### [TASK DETAILS]
Copy all of the material exactly. Pictures are not to appear in the copy.

### [MATERIAL]
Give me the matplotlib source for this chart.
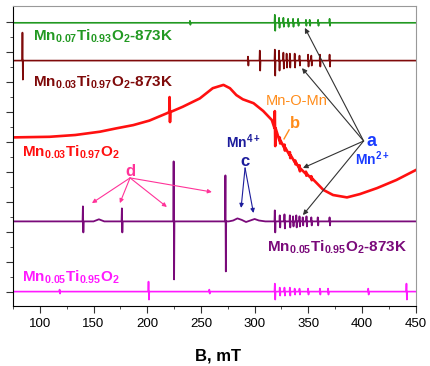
import numpy as np
import matplotlib
matplotlib.use('Agg')
import matplotlib.pyplot as plt

plt.rcParams['font.family'] = 'Liberation Sans'
plt.rcParams['mathtext.fontset'] = 'custom'
plt.rcParams['mathtext.rm'] = 'Liberation Sans'
plt.rcParams['mathtext.bf'] = 'Liberation Sans:bold'

# field range, mT
B_range = [75, 450]

# baselines of the flat spectra (arb. units, offset)
green_base = 9.44
darkred_base = 8.18
purple_base = 2.82
magenta_base = 0.48

# broad signal of Mn0.03Ti0.97O2
red_B = [75, 109, 133, 156, 171, 187, 202, 218, 233, 249, 261, 271, 277, 283, 289,
         299, 308, 316, 324, 333, 342, 355, 364, 373, 386, 398, 414, 432, 450]
red_I = [5.62, 5.64, 5.70, 5.81, 5.92, 6.03, 6.18, 6.42, 6.64, 6.92, 7.26, 7.37, 7.26, 7.03, 6.89,
         6.76, 6.50, 6.20, 5.48, 5.03, 4.59, 4.20, 3.87, 3.70, 3.62, 3.73, 3.93, 4.20, 4.53]

# small broad wiggles (c, Mn4+) on the purple trace
purple_B = [75, 150, 155, 160, 276, 280, 284, 288, 292, 296, 300, 304, 310, 450]
purple_dI = [0, 0, 0.07, 0, 0, 0.03, 0.10, 0.05, -0.02, 0.03, 0.08, 0.03, 0, 0]

# sharp lines: (field mT, up, down) in pixels of the original
green_lines = [(240, 2, 2), (319, 8, 8), (323, 5, 5), (327, 5, 4), (331.4, 4, 4), (336, 4, 4),
               (340.7, 4, 3), (348, 3, 3), (351.5, 3, 3), (359.3, 3, 3), (370, 4, 3)]
darkred_lines = [(84, 28, 19), (294, 4, 5), (305, 10, 10), (319, 11, 15), (323, 10, 10), (327, 8, 8),
                 (330, 7, 7), (333, 7, 7), (337.5, 7, 7), (342, 5, 5), (350, 6, 6), (353, 5, 5),
                 (361, 6, 6), (370, 6, 6)]
red_lines = [(221, 15, 10), (319, 17, 18), (323.6, 3, 3), (328, 3, 3), (333, 3, 3), (338, 2, 2),
             (342, 3, 3), (348, 2, 2), (353, 2, 2)]
purple_lines = [(140.3, 15, 11), (176.6, 13, 11), (224.8, 60, 58), (273, 46, 50), (319, 11, 11),
                (323.6, 6, 6), (328, 7, 7), (333, 6, 6), (336, 5, 5), (339, 6, 6), (342, 5, 5),
                (345, 4, 4), (348.5, 5, 5), (353, 4, 4), (359, 4, 4), (370, 4, 4)]
magenta_lines = [(118.6, 2, 2), (201.4, 10, 8), (258, 2, 2), (319, 8, 8), (323.6, 4, 4), (328, 4, 4),
                 (333, 4, 4), (337.5, 3, 3), (342, 3, 3), (350, 3, 3), (361, 3, 3), (368.6, 3, 3),
                 (406, 3, 3), (441.6, 8, 8)]

px = 30.0  # pixels per intensity unit


def trace(bx, by, lines):
    # put derivative-like spikes on top of a base curve
    pts = list(zip(bx, by))
    for pos, up, dn in lines:
        b = np.interp(pos, bx, by)
        pts += [(pos - 0.5, b), (pos - 0.2, b + up / px), (pos + 0.2, b - dn / px), (pos + 0.5, b)]
    pts.sort(key=lambda p: p[0])
    return [p[0] for p in pts], [p[1] for p in pts]


fig = plt.figure(figsize=(4.31, 3.66), dpi=100)
ax = fig.add_axes([13 / 431, 60 / 366, 402.7 / 431, 300 / 366])

x, y = trace(B_range, [green_base] * 2, green_lines)
ax.plot(x, y, color='#229922', lw=1.2)
x, y = trace(B_range, [darkred_base] * 2, darkred_lines)
ax.plot(x, y, color='#7f0a0a', lw=1.2)
x, y = trace(red_B, red_I, red_lines)
ax.plot(x, y, color='#ff1010', lw=1.9)
x, y = trace(purple_B, [purple_base + d for d in purple_dI], purple_lines)
ax.plot(x, y, color='#7a0a7a', lw=1.3)
x, y = trace(B_range, [magenta_base] * 2, magenta_lines)
ax.plot(x, y, color='#ff1aff', lw=1.2)

# sample labels
fs = 11
ax.text(93.5, 8.84, r'$\mathbf{Mn_{0.07}Ti_{0.93}O_2}$-873K', color='#229922', fontsize=fs, fontweight='bold')
ax.text(93.5, 7.30, r'$\mathbf{Mn_{0.03}Ti_{0.97}O_2}$-873K', color='#7f0a0a', fontsize=fs, fontweight='bold')
ax.text(83.2, 4.97, r'$\mathbf{Mn_{0.03}Ti_{0.97}O_2}$', color='#ff1010', fontsize=fs, fontweight='bold')
ax.text(311.5, 1.80, r'$\mathbf{Mn_{0.05}Ti_{0.95}O_2}$-873K', color='#7a0a7a', fontsize=fs, fontweight='bold')
ax.text(83.2, 0.80, r'$\mathbf{Mn_{0.05}Ti_{0.95}O_2}$', color='#ff1aff', fontsize=fs, fontweight='bold')

# a: Mn2+ hyperfine
ax.text(408.4, 5.5, 'a', color='#1a3cff', fontsize=13, fontweight='bold', ha='center', va='center')
ax.text(409.5, 4.9, r'$\mathbf{Mn^{2+}}$', color='#1a3cff', fontsize=10, ha='center', va='center')
for tx, ty in [(346.8, 9.27), (344.1, 7.93), (345.0, 4.60), (345.0, 3.03)]:
    ax.annotate('', xy=(tx, ty), xytext=(401.5, 5.5),
                arrowprops=dict(arrowstyle='-|>', color='#333333', lw=0.8, mutation_scale=7, shrinkA=0, shrinkB=0))

# b: Mn-O-Mn
ax.text(339.6, 6.83, 'Mn-O-Mn', color='#ff8c1a', fontsize=10.5, ha='center', va='center')
ax.text(337.6, 6.10, 'b', color='#ff8c1a', fontsize=12, fontweight='bold', ha='center', va='center')
ax.plot([332.1, 327.4], [5.87, 5.57], color='#ff8c1a', lw=1)

# c: Mn4+
ax.text(289.3, 5.47, r'$\mathbf{Mn^{4+}}$', color='#1c1c9c', fontsize=10, ha='center', va='center')
ax.text(291.1, 4.83, 'c', color='#1c1c9c', fontsize=12, fontweight='bold', ha='center', va='center')
for tx, ty in [(287.4, 3.27), (298.9, 3.10)]:
    ax.annotate('', xy=(tx, ty), xytext=(291.1, 4.6),
                arrowprops=dict(arrowstyle='-|>', color='#1c1c9c', lw=0.8, mutation_scale=6, shrinkA=0, shrinkB=0))

# d
ax.text(184, 4.5, 'd', color='#ff3399', fontsize=12, fontweight='bold', ha='center', va='center')
for tx, ty in [(148.5, 3.43), (174.5, 3.43), (218.3, 3.30), (260.2, 3.80)]:
    ax.annotate('', xy=(tx, ty), xytext=(184, 4.27),
                arrowprops=dict(arrowstyle='-|>', color='#ff3399', lw=0.8, mutation_scale=6, shrinkA=0, shrinkB=0))

ax.set_xlim(B_range)
ax.set_ylim(0, 10)
ax.set_xticks(np.arange(100, 451, 50))
ax.set_xticks(np.arange(75, 451, 25), minor=True)
ax.set_yticks(np.arange(0.47, 9.6, 1))
ax.set_yticks(np.arange(0.97, 9.6, 1), minor=True)
ax.set_yticklabels([])
ax.tick_params(which='both', direction='out', labelsize=9.5, color='#333333')
ax.tick_params(which='major', length=5)
ax.tick_params(which='minor', length=2.5)
for s in ['top', 'right']:
    ax.spines[s].set_color('#999999')
ax.set_xlabel('B, mT', fontsize=12, fontweight='bold')
ax.xaxis.set_label_coords(0.508, -0.142)

plt.savefig('out.png', dpi=100)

### [OUTPUT]
Give me the matplotlib source for this chart.
import numpy as np
import matplotlib
matplotlib.use('Agg')
import matplotlib.pyplot as plt

plt.rcParams['font.family'] = 'Liberation Sans'
plt.rcParams['mathtext.fontset'] = 'custom'
plt.rcParams['mathtext.rm'] = 'Liberation Sans'
plt.rcParams['mathtext.bf'] = 'Liberation Sans:bold'

# field range, mT
B_range = [75, 450]

# baselines of the flat spectra (arb. units, offset)
green_base = 9.44
darkred_base = 8.18
purple_base = 2.82
magenta_base = 0.48

# broad signal of Mn0.03Ti0.97O2
red_B = [75, 109, 133, 156, 171, 187, 202, 218, 233, 249, 261, 271, 277, 283, 289,
         299, 308, 316, 324, 333, 342, 355, 364, 373, 386, 398, 414, 432, 450]
red_I = [5.62, 5.64, 5.70, 5.81, 5.92, 6.03, 6.18, 6.42, 6.64, 6.92, 7.26, 7.37, 7.26, 7.03, 6.89,
         6.76, 6.50, 6.20, 5.48, 5.03, 4.59, 4.20, 3.87, 3.70, 3.62, 3.73, 3.93, 4.20, 4.53]

# small broad wiggles (c, Mn4+) on the purple trace
purple_B = [75, 150, 155, 160, 276, 280, 284, 288, 292, 296, 300, 304, 310, 450]
purple_dI = [0, 0, 0.07, 0, 0, 0.03, 0.10, 0.05, -0.02, 0.03, 0.08, 0.03, 0, 0]

# sharp lines: (field mT, up, down) in pixels of the original
green_lines = [(240, 2, 2), (319, 8, 8), (323, 5, 5), (327, 5, 4), (331.4, 4, 4), (336, 4, 4),
               (340.7, 4, 3), (348, 3, 3), (351.5, 3, 3), (359.3, 3, 3), (370, 4, 3)]
darkred_lines = [(84, 28, 19), (294, 4, 5), (305, 10, 10), (319, 11, 15), (323, 10, 10), (327, 8, 8),
                 (330, 7, 7), (333, 7, 7), (337.5, 7, 7), (342, 5, 5), (350, 6, 6), (353, 5, 5),
                 (361, 6, 6), (370, 6, 6)]
red_lines = [(221, 15, 10), (319, 17, 18), (323.6, 3, 3), (328, 3, 3), (333, 3, 3), (338, 2, 2),
             (342, 3, 3), (348, 2, 2), (353, 2, 2)]
purple_lines = [(140.3, 15, 11), (176.6, 13, 11), (224.8, 60, 58), (273, 46, 50), (319, 11, 11),
                (323.6, 6, 6), (328, 7, 7), (333, 6, 6), (336, 5, 5), (339, 6, 6), (342, 5, 5),
                (345, 4, 4), (348.5, 5, 5), (353, 4, 4), (359, 4, 4), (370, 4, 4)]
magenta_lines = [(118.6, 2, 2), (201.4, 10, 8), (258, 2, 2), (319, 8, 8), (323.6, 4, 4), (328, 4, 4),
                 (333, 4, 4), (337.5, 3, 3), (342, 3, 3), (350, 3, 3), (361, 3, 3), (368.6, 3, 3),
                 (406, 3, 3), (441.6, 8, 8)]

px = 30.0  # pixels per intensity unit


def trace(bx, by, lines):
    # put derivative-like spikes on top of a base curve
    pts = list(zip(bx, by))
    for pos, up, dn in lines:
        b = np.interp(pos, bx, by)
        pts += [(pos - 0.5, b), (pos - 0.2, b + up / px), (pos + 0.2, b - dn / px), (pos + 0.5, b)]
    pts.sort(key=lambda p: p[0])
    return [p[0] for p in pts], [p[1] for p in pts]


fig = plt.figure(figsize=(4.31, 3.66), dpi=100)
ax = fig.add_axes([13 / 431, 60 / 366, 402.7 / 431, 300 / 366])

x, y = trace(B_range, [green_base] * 2, green_lines)
ax.plot(x, y, color='#229922', lw=1.2)
x, y = trace(B_range, [darkred_base] * 2, darkred_lines)
ax.plot(x, y, color='#7f0a0a', lw=1.2)
x, y = trace(red_B, red_I, red_lines)
ax.plot(x, y, color='#ff1010', lw=1.9)
x, y = trace(purple_B, [purple_base + d for d in purple_dI], purple_lines)
ax.plot(x, y, color='#7a0a7a', lw=1.3)
x, y = trace(B_range, [magenta_base] * 2, magenta_lines)
ax.plot(x, y, color='#ff1aff', lw=1.2)

# sample labels
fs = 11
ax.text(93.5, 8.84, r'$\mathbf{Mn_{0.07}Ti_{0.93}O_2}$-873K', color='#229922', fontsize=fs, fontweight='bold')
ax.text(93.5, 7.30, r'$\mathbf{Mn_{0.03}Ti_{0.97}O_2}$-873K', color='#7f0a0a', fontsize=fs, fontweight='bold')
ax.text(83.2, 4.97, r'$\mathbf{Mn_{0.03}Ti_{0.97}O_2}$', color='#ff1010', fontsize=fs, fontweight='bold')
ax.text(311.5, 1.80, r'$\mathbf{Mn_{0.05}Ti_{0.95}O_2}$-873K', color='#7a0a7a', fontsize=fs, fontweight='bold')
ax.text(83.2, 0.80, r'$\mathbf{Mn_{0.05}Ti_{0.95}O_2}$', color='#ff1aff', fontsize=fs, fontweight='bold')

# a: Mn2+ hyperfine
ax.text(408.4, 5.5, 'a', color='#1a3cff', fontsize=13, fontweight='bold', ha='center', va='center')
ax.text(409.5, 4.9, r'$\mathbf{Mn^{2+}}$', color='#1a3cff', fontsize=10, ha='center', va='center')
for tx, ty in [(346.8, 9.27), (344.1, 7.93), (345.0, 4.60), (345.0, 3.03)]:
    ax.annotate('', xy=(tx, ty), xytext=(401.5, 5.5),
                arrowprops=dict(arrowstyle='-|>', color='#333333', lw=0.8, mutation_scale=7, shrinkA=0, shrinkB=0))

# b: Mn-O-Mn
ax.text(339.6, 6.83, 'Mn-O-Mn', color='#ff8c1a', fontsize=10.5, ha='center', va='center')
ax.text(337.6, 6.10, 'b', color='#ff8c1a', fontsize=12, fontweight='bold', ha='center', va='center')
ax.plot([332.1, 327.4], [5.87, 5.57], color='#ff8c1a', lw=1)

# c: Mn4+
ax.text(289.3, 5.47, r'$\mathbf{Mn^{4+}}$', color='#1c1c9c', fontsize=10, ha='center', va='center')
ax.text(291.1, 4.83, 'c', color='#1c1c9c', fontsize=12, fontweight='bold', ha='center', va='center')
for tx, ty in [(287.4, 3.27), (298.9, 3.10)]:
    ax.annotate('', xy=(tx, ty), xytext=(291.1, 4.6),
                arrowprops=dict(arrowstyle='-|>', color='#1c1c9c', lw=0.8, mutation_scale=6, shrinkA=0, shrinkB=0))

# d
ax.text(184, 4.5, 'd', color='#ff3399', fontsize=12, fontweight='bold', ha='center', va='center')
for tx, ty in [(148.5, 3.43), (174.5, 3.43), (218.3, 3.30), (260.2, 3.80)]:
    ax.annotate('', xy=(tx, ty), xytext=(184, 4.27),
                arrowprops=dict(arrowstyle='-|>', color='#ff3399', lw=0.8, mutation_scale=6, shrinkA=0, shrinkB=0))

ax.set_xlim(B_range)
ax.set_ylim(0, 10)
ax.set_xticks(np.arange(100, 451, 50))
ax.set_xticks(np.arange(75, 451, 25), minor=True)
ax.set_yticks(np.arange(0.47, 9.6, 1))
ax.set_yticks(np.arange(0.97, 9.6, 1), minor=True)
ax.set_yticklabels([])
ax.tick_params(which='both', direction='out', labelsize=9.5, color='#333333')
ax.tick_params(which='major', length=5)
ax.tick_params(which='minor', length=2.5)
for s in ['top', 'right']:
    ax.spines[s].set_color('#999999')
ax.set_xlabel('B, mT', fontsize=12, fontweight='bold')
ax.xaxis.set_label_coords(0.508, -0.142)

plt.savefig('out.png', dpi=100)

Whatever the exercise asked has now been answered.